Other industrial metals recovered from recent weakness on better-than-expected private factory data from top metals consumer China.
Benchmark three-month aluminium CMAL3 on the London Metal Exchange jumped as much as 5.1% to $3,418 a metric ton, its strongest since April 2022, and was up 2.6% at $3,335 a ton by 1700 GMT.
Alba, which operates the world's biggest aluminium smelter outside of China, declared force majeure on Wednesday, warning some customers of delays because it could not ship through the Strait of Hormuz.

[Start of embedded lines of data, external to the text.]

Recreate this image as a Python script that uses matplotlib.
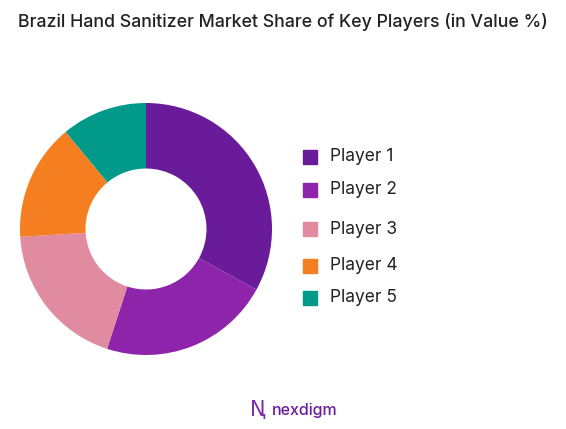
import matplotlib
matplotlib.use("Agg")
import matplotlib.pyplot as plt
from matplotlib.patches import Rectangle

labels = ["Player 1", "Player 2", "Player 3", "Player 4", "Player 5"]
values = [33, 22, 19, 15, 11]
colors = ["#6A1B9A", "#8E24AA", "#E08BA0", "#F57F20", "#00998A"]

W, H = 566, 429
fig = plt.figure(figsize=(W/100, H/100), dpi=100)
fig.patch.set_facecolor("white")

cx, cy, r = 146, 229, 126
ax = fig.add_axes([(cx-r)/W, 1-(cy+r)/H, 2*r/W, 2*r/H])
ax.pie(values, colors=colors, startangle=90, counterclock=False,
       wedgeprops=dict(width=0.52, edgecolor="none"))
ax.set_xlim(-1, 1)
ax.set_ylim(-1, 1)
ax.set_aspect("equal")

fig.text(18/W, 1-22/H, "Brazil Hand Sanitizer Market Share of Key Players (in Value %)",
         fontsize=12.8, family="Inter", weight="medium", color="#222222", va="center", ha="left")

ys = [157, 190, 229, 266, 298]
for lab, col, y in zip(labels, colors, ys):
    fig.patches.append(Rectangle((303/W, 1-(y+7)/H), 14/W, 14/H,
                                 transform=fig.transFigure, color=col))
    fig.text(330/W, 1-y/H, lab, fontsize=12.5, family="Inter", color="#222222",
             va="center", ha="left")

fig.text(258/W, 1-410/H, "Ꞑ", fontsize=15, color="#7B2FA8", va="center", ha="center")
fig.text(272/W, 1-410/H, "nexdigm", fontsize=11.5, family="Inter", weight="medium",
         color="#6A1B9A", va="center", ha="left")

fig.savefig("out.png", dpi=100, facecolor="white")
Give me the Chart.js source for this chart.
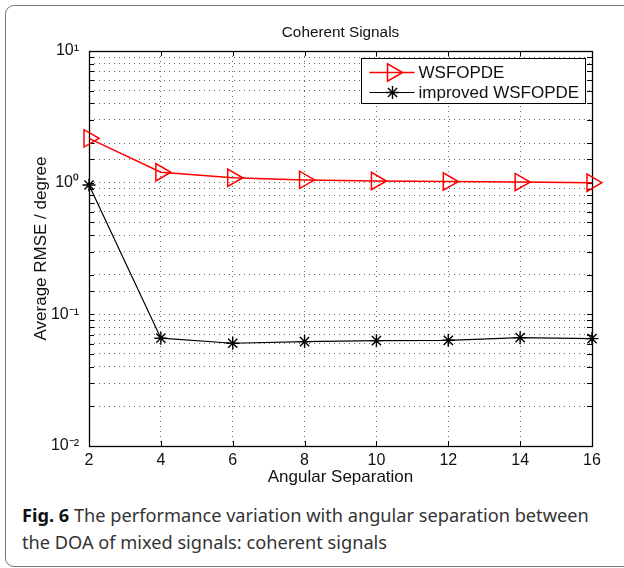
<!DOCTYPE html>
<html>
<head>
<meta charset="utf-8">
<script src="https://cdn.jsdelivr.net/npm/chart.js@4.4.0/dist/chart.umd.min.js"></script>
<style>
  html, body { margin: 0; padding: 0; background: #fff; }
  body { width: 624px; height: 568px; position: relative; overflow: hidden; }
  .card {
    position: absolute; left: 5px; top: 5px; width: 640px; height: 562px;
    border: 1.5px solid #777; border-radius: 9px; box-sizing: border-box;
  }
  #wrap { position: absolute; left: 0; top: 0; width: 624px; height: 490px; }
  .caption {
    position: absolute; left: 22px; top: 502px;
    font-family: "Noto Sans", sans-serif; font-size: 18.2px; line-height: 26.5px;
    color: #333; white-space: nowrap;
  }
  .caption b { color: #111; }
</style>
</head>
<body>
<div class="card"></div>
<div id="wrap"><canvas id="chart" width="624" height="490"></canvas></div>
<div class="caption"><b>Fig. 6</b> The performance variation with angular separation between<br>the DOA of mixed signals: coherent signals</div>
<script>
// data
const angles = [2, 4, 6, 8, 10, 12, 14, 16];
const wsfopde = [2.17, 1.2, 1.09, 1.05, 1.03, 1.02, 1.01, 1.0];
const improvedWsfopde = [0.96, 0.0659, 0.0603, 0.0621, 0.0631, 0.0635, 0.0665, 0.0654];
const seriesNames = ['WSFOPDE', 'improved WSFOPDE'];
const chartTitle = 'Coherent Signals';

const sup = { '-': '\u207B', '0': '\u2070', '1': '\u00B9', '2': '\u00B2' };
const axisFont = { family: 'Liberation Sans', size: 16 };

// title centred over the axes, not over the whole canvas
const axesTitle = {
  id: 'axesTitle',
  afterDraw(chart) {
    const c = chart.ctx;
    const a = chart.chartArea;
    c.save();
    c.fillStyle = '#111';
    c.font = '15.3px "Liberation Sans"';
    c.textAlign = 'center';
    c.textBaseline = 'middle';
    c.fillText(chartTitle, (a.left + a.right) / 2, 33);
    c.restore();
  }
};

// axes box with inward tick marks, like matlab
const frame = {
  id: 'frame',
  beforeDatasetsDraw(chart) {
    const c = chart.ctx;
    const a = chart.chartArea;
    c.save();
    c.strokeStyle = '#000';
    c.lineWidth = 1;
    chart.scales.x.ticks.forEach(t => {
      const px = Math.round(chart.scales.x.getPixelForValue(t.value)) + 0.5;
      c.beginPath();
      c.moveTo(px, a.bottom); c.lineTo(px, a.bottom - 5);
      c.moveTo(px, a.top); c.lineTo(px, a.top + 5);
      c.stroke();
    });
    chart.scales.y.ticks.forEach(t => {
      const py = Math.round(chart.scales.y.getPixelForValue(t.value)) + 0.5;
      c.beginPath();
      c.moveTo(a.left, py); c.lineTo(a.left + 5, py);
      c.moveTo(a.right, py); c.lineTo(a.right - 5, py);
      c.stroke();
    });
    c.lineWidth = 1.3;
    c.strokeRect(Math.round(a.left) + 0.5, Math.round(a.top) + 0.5, Math.round(a.right - a.left), Math.round(a.bottom - a.top));
    c.restore();
  }
};

// legend box in the upper right corner of the axes
const legendBox = {
  id: 'legendBox',
  afterDraw(chart) {
    const c = chart.ctx;
    const a = chart.chartArea;
    const x0 = Math.round(a.right) - 231 + 0.5, y0 = Math.round(a.top) + 7 + 0.5;
    c.save();
    c.fillStyle = '#fff';
    c.fillRect(x0, y0, 224, 45);
    c.strokeStyle = '#000';
    c.lineWidth = 1;
    c.strokeRect(x0, y0, 224, 45);
    chart.data.datasets.forEach((ds, i) => {
      const cy = y0 + 14 + i * 20;
      c.strokeStyle = ds.borderColor;
      c.lineWidth = ds.borderWidth;
      c.beginPath();
      c.moveTo(x0 + 8, cy); c.lineTo(x0 + 53, cy);
      c.stroke();
      c.fillStyle = 'rgba(0,0,0,0)';
      c.lineWidth = ds.pointBorderWidth;
      Chart.helpers.drawPoint(c, {
        pointStyle: ds.pointStyle, rotation: ds.pointRotation,
        radius: ds.pointRadius, borderWidth: ds.pointBorderWidth
      }, x0 + 31, cy);
      c.fillStyle = '#111';
      c.font = '17px "Liberation Sans"';
      c.textBaseline = 'middle';
      c.fillText(ds.label, x0 + 57, cy + 1);
    });
    c.restore();
  }
};

new Chart(document.getElementById('chart'), {
  type: 'line',
  data: {
    datasets: [{
      label: seriesNames[0],
      data: angles.map((x, i) => ({ x, y: wsfopde[i] })),
      borderColor: '#ff0000',
      borderWidth: 1.5,
      pointStyle: 'triangle',
      pointRotation: 90,
      pointRadius: 10,
      pointBorderWidth: 1.5,
      pointBackgroundColor: 'rgba(0,0,0,0)',
      pointBorderColor: '#ff0000',
      clip: false
    }, {
      label: seriesNames[1],
      data: angles.map((x, i) => ({ x, y: improvedWsfopde[i] })),
      borderColor: '#000',
      borderWidth: 1.2,
      pointStyle: 'star',
      pointRadius: 6.5,
      pointBorderWidth: 1.4,
      pointBackgroundColor: 'rgba(0,0,0,0)',
      pointBorderColor: '#000',
      clip: false
    }]
  },
  options: {
    responsive: false,
    animation: false,
    events: [],
    layout: { padding: { left: 0, right: 32, top: 51, bottom: 0 } },
    plugins: {
      legend: { display: false },
      tooltip: { enabled: false },
      title: { display: false }
    },
    scales: {
      x: {
        type: 'linear',
        min: 2,
        max: 16,
        afterFit(scale) { scale.height = 44; },
        ticks: { stepSize: 2, padding: 5, color: '#111', font: axisFont, maxRotation: 0 },
        grid: { color: '#666', drawTicks: false },
        border: { display: false, dash: [1, 4] },
        title: {
          display: true, text: 'Angular Separation', color: '#111',
          font: { family: 'Liberation Sans', size: 17 }, padding: { top: 0, bottom: 2 }
        }
      },
      y: {
        type: 'logarithmic',
        min: 0.01,
        max: 10,
        afterFit(scale) { scale.width = 89; },
        ticks: {
          autoSkip: false,
          padding: 10,
          color: '#111',
          font: axisFont,
          callback(v) {
            const e = Math.log10(v);
            if (Math.abs(e - Math.round(e)) > 1e-6) return '';
            return '10' + String(Math.round(e)).split('').map(ch => sup[ch]).join('');
          }
        },
        grid: { color: '#666', drawTicks: false },
        border: { display: false, dash: [1, 4] },
        title: {
          display: true, text: 'Average RMSE / degree', color: '#111',
          font: { family: 'Liberation Sans', size: 17 }, padding: { top: 31, bottom: 0 }
        }
      }
    }
  },
  plugins: [frame, axesTitle, legendBox]
});
</script>
</body>
</html>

Shipping through the Strait between Iran and Oman, which carries around one-fifth of oil consumed globally, has ground to a near halt after vessels in the area were hit as Iran retaliated against U.S. and Israeli strikes and analysts say Iranian drone attacks could disrupt the waterway for months.
The Gulf Cooperation Council countries supplied 8% of the world's aluminium last year.

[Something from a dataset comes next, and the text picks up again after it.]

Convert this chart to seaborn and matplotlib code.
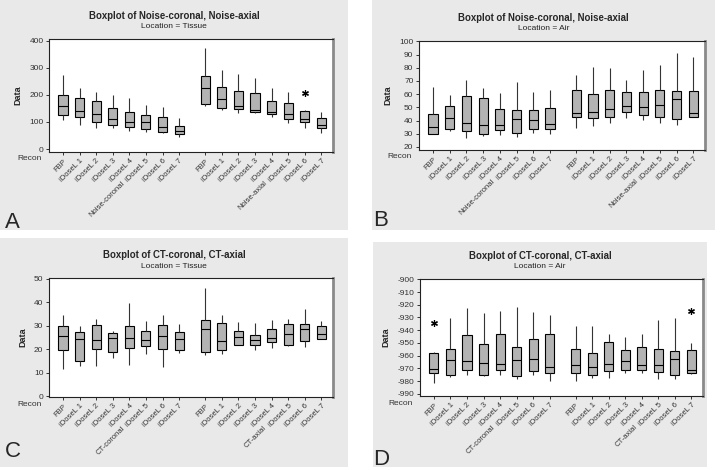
import numpy as np
import pandas as pd
import matplotlib.pyplot as plt
from matplotlib.patches import Rectangle
import seaborn as sns

recons = ["FBP", "iDoseL 1", "iDoseL 2", "iDoseL 3", "iDoseL 4", "iDoseL 5", "iDoseL 6", "iDoseL 7"]

# five-number summaries: min, Q1, median, Q3, max
noise_tissue_coronal = [[107, 125, 159, 200, 274], [89, 117, 141, 189, 227], [77, 100, 130, 178, 212],
                        [77, 89, 111, 153, 200], [68, 81, 101, 138, 189], [64, 75, 99, 126, 163],
                        [60, 64, 83, 119, 154], [43, 54, 68, 86, 115]]
noise_tissue_axial = [[160, 165, 225, 269, 373], [143, 151, 185, 230, 290], [132, 146, 159, 214, 278],
                      [132, 135, 143, 207, 262], [117, 130, 137, 177, 226], [95, 111, 131, 170, 211],
                      [77, 100, 111, 141, 143], [59, 79, 89, 115, 138]]
noise_air_coronal = [[29.5, 30, 35, 45.3, 65.6], [32.3, 33.3, 41.8, 51.3, 59.6], [26.5, 31.8, 37.8, 58.8, 71],
                     [28.3, 29.8, 36.3, 56.8, 64.6], [28.8, 32.5, 36.3, 49, 60.9], [27.8, 30.8, 41, 48.3, 68.9],
                     [30.8, 33.3, 40.3, 48.3, 62], [29.5, 33.5, 37.3, 49.8, 62.9]]
noise_air_axial = [[34.5, 42.6, 46, 63.4, 74.9], [36, 41.6, 46.3, 60.1, 80.9], [37.8, 42.6, 49.1, 62.9, 80.2],
                   [42.3, 46.8, 50.8, 61.9, 71], [40.3, 44.3, 50, 61.9, 78.4], [38.3, 42.6, 52, 62.9, 82.2],
                   [36.8, 41, 56.1, 62.1, 91.4], [42.6, 42.8, 46, 62.1, 87.9]]
ct_tissue_coronal = [[11.5, 19.6, 25.6, 30.1, 34.5], [12.9, 15.2, 24.3, 27.4, 30.1], [13.1, 20.3, 24, 30.5, 32.8],
                     [16.2, 18.8, 24.9, 27.1, 28], [13.5, 20.5, 24.9, 30, 39.8], [18, 21.4, 24, 28, 32],
                     [12.5, 20.3, 25.6, 30.3, 34.5], [18.3, 19.6, 24.6, 27.3, 31]]
ct_tissue_axial = [[17.5, 19, 28.6, 32.4, 46.2], [18.2, 19.7, 23.6, 31.3, 34.5], [21.9, 21.9, 25.3, 27.8, 31.8],
                   [19.7, 21.7, 23.9, 26, 31.3], [20.5, 23, 24.7, 28.6, 32.4], [21.4, 21.7, 26.7, 30.7, 33],
                   [20.9, 23.6, 28.6, 30.7, 37.4], [24.3, 24.6, 26.7, 30, 32.2]]
ct_air_coronal = [[-981.9, -974, -970.9, -957.7, -957.5], [-977.2, -975.6, -963.8, -954.6, -930.4],
                  [-975.3, -971.4, -964.6, -943.6, -922.6], [-976.1, -975.6, -966.1, -951.2, -926.8],
                  [-975.3, -971.4, -966.9, -943, -925.2], [-978.5, -976.4, -963.8, -953.3, -921.8],
                  [-975.3, -971.9, -963, -946.7, -925.7], [-979.8, -973.8, -969.3, -943, -928.3]]
ct_air_axial = [[-980.3, -973.8, -967.7, -955.1, -936.7], [-977.7, -975.1, -969.3, -957.7, -936.7],
                [-978, -972.4, -966.9, -949.6, -943.3], [-973.5, -971.7, -964.6, -955.6, -945.4],
                [-973.8, -971.7, -967.5, -953.3, -943], [-978.5, -973, -967.5, -954.6, -932.3],
                [-978.2, -975.6, -962.7, -956.7, -930.4], [-974.8, -973.5, -971.7, -955.6, -950.4]]

# outliers: (group, recon index, value)
noise_tissue_outliers = [("axial", 6, 207)]
ct_air_outliers = [("coronal", 0, -934), ("axial", 7, -925)]

sns.set_theme(style="ticks")
plt.rcParams["font.family"] = ["Liberation Sans", "DejaVu Sans"]

AXIAL_SHIFT = 8.57
BOX_GRAY = "#b3b3b3"
PANEL_GRAY = "#e9e9e9"


def draw_panel(ax, coronal, axial, outliers, names, title, subtitle, ylim, yticks, panel_box):
    rows = []
    for shift, group in [(0, coronal), (AXIAL_SHIFT, axial)]:
        for i, five in enumerate(group):
            for v in five:
                rows.append({"pos": shift + i, "value": v})
    df = pd.DataFrame(rows)
    sns.boxplot(data=df, x="pos", y="value", native_scale=True, whis=(0, 100), width=0.55,
                color=BOX_GRAY, linecolor="black", linewidth=0.8, fliersize=0, ax=ax,
                capprops={"visible": False}, whiskerprops={"color": "#333"})
    if outliers:
        out = pd.DataFrame([{"pos": (AXIAL_SHIFT if g == "axial" else 0) + i, "value": v}
                            for g, i, v in outliers])
        sns.scatterplot(data=out, x="pos", y="value", marker=(6, 2, 0), s=18, color="black",
                        linewidth=0.9, ax=ax, legend=False)

    pos = list(range(8)) + [AXIAL_SHIFT + i for i in range(8)]
    ax.set_xticks(pos)
    ax.set_xticklabels(recons * 2, rotation=45, ha="right", rotation_mode="anchor", fontsize=5.5, color="#333")
    ax.set_xlim(-0.84, 16.27)
    ax.set_ylim(*ylim)
    ax.set_yticks(yticks)
    ax.set_yticklabels([str(t) for t in yticks], fontsize=6, color="#333")
    ax.tick_params(axis="both", length=2.5, width=0.7, pad=1.5, color="#333")
    ax.set_xlabel("")
    ax.set_ylabel("Data", fontsize=6.5, fontweight="bold", labelpad=5)
    for s in ["left", "bottom", "top"]:
        ax.spines[s].set_visible(True)
        ax.spines[s].set_color("#222")
        ax.spines[s].set_linewidth(0.8)
    ax.spines["right"].set_visible(True)
    ax.spines["right"].set_color("#8a8a8a")
    ax.spines["right"].set_linewidth(2)

    ax.text(-0.025, -0.06, "Recon", transform=ax.transAxes, ha="right", va="center", fontsize=6, color="#333")
    for center, name in [(3.5, names[0]), (AXIAL_SHIFT + 3.5, names[1])]:
        ax.annotate(name, xy=(center, 0), xycoords=("data", "axes fraction"), xytext=(0, -20),
                    textcoords="offset points", rotation=45, ha="right", va="top",
                    rotation_mode="anchor", fontsize=5.5, color="#333")

    x0, y0, w, h = panel_box
    fig.text(x0 + w / 2, ax.get_position().y1 + 23 / 470, title, ha="center", va="center",
             fontsize=6.9, fontweight="bold")
    fig.text(x0 + w / 2, ax.get_position().y1 + 12 / 470, subtitle, ha="center", va="center",
             fontsize=6, color="#222")


fig = plt.figure(figsize=(7.2, 4.7), dpi=100)
fig.patch.set_facecolor("white")

# panel background regions (pixels -> figure fraction)
boxes = {"A": (0, 0, 348, 230), "B": (372, 0, 343, 230), "C": (0, 238, 348, 229), "D": (373, 242, 334, 225)}
fb = {}
for k, (x, y, w, h) in boxes.items():
    fb[k] = (x / 720, 1 - (y + h) / 470, w / 720, h / 470)
    fig.patches.append(Rectangle((fb[k][0], fb[k][1]), fb[k][2], fb[k][3], transform=fig.transFigure,
                                 facecolor=PANEL_GRAY, edgecolor="none", zorder=-5))

axA = fig.add_axes([49 / 720, 1 - 152 / 470, 284 / 720, 113 / 470])
axB = fig.add_axes([419 / 720, 1 - 150 / 470, 286 / 720, 109 / 470])
axC = fig.add_axes([49 / 720, 1 - 397 / 470, 284 / 720, 119 / 470])
axD = fig.add_axes([420 / 720, 1 - 396 / 470, 283 / 720, 117 / 470])
for ax in [axA, axB, axC, axD]:
    ax.set_facecolor("white")

draw_panel(axA, noise_tissue_coronal, noise_tissue_axial, noise_tissue_outliers,
           ["Noise-coronal", "Noise-axial"], "Boxplot of Noise-coronal, Noise-axial", "Location = Tissue",
           (-11, 406), [0, 100, 200, 300, 400], fb["A"])
draw_panel(axB, noise_air_coronal, noise_air_axial, [],
           ["Noise-coronal", "Noise-axial"], "Boxplot of Noise-coronal, Noise-axial", "Location = Air",
           (17.7, 100.3), [20, 30, 40, 50, 60, 70, 80, 90, 100], fb["B"])
draw_panel(axC, ct_tissue_coronal, ct_tissue_axial, [],
           ["CT-coronal", "CT-axial"], "Boxplot of CT-coronal, CT-axial", "Location = Tissue",
           (-0.3, 50.4), [0, 10, 20, 30, 40, 50], fb["C"])
draw_panel(axD, ct_air_coronal, ct_air_axial, ct_air_outliers,
           ["CT-coronal", "CT-axial"], "Boxplot of CT-coronal, CT-axial", "Location = Air",
           (-991.8, -899.7), list(range(-900, -991, -10))[::-1], fb["D"])

for letter, x, y in [("A", 5, 228), ("B", 373, 226), ("C", 5, 457), ("D", 373, 465)]:
    fig.text(x / 720, 1 - y / 470, letter, ha="left", va="baseline", fontsize=16)

fig.savefig("out.png", dpi=100)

LME copper CMCU3 rose 0.9% to $13,073 a ton, having shed 3% over the past two sessions on worries that the Mideast conflict will undermine economic growth and metals demand.
China's factory data was mixed, with the official purchasing managers' index tracking large state-owned manufacturers coming in slightly weaker.
But the metals market focused on a second survey of smaller, private producers that topped analysts' forecasts, with new order volumes rising for the ninth successive month.
"The PMIs were good, we're going in the right direction, with positive growth again and good orders. People are going long again on copper," said Robert Montefusco at broker Sucden Financial.
"But we've got to keep an eye on what's happening in the Middle East because we've been having some very large swings this week."
Among other metals, LME zinc CMZN3 gained 1.7% to $3,326, lead CMPB3 rose 1.5% to $1,964, nickel CMNI3 advanced 2.6% to $17,565 and tin CMSN3 jumped 5.1% to $51,325.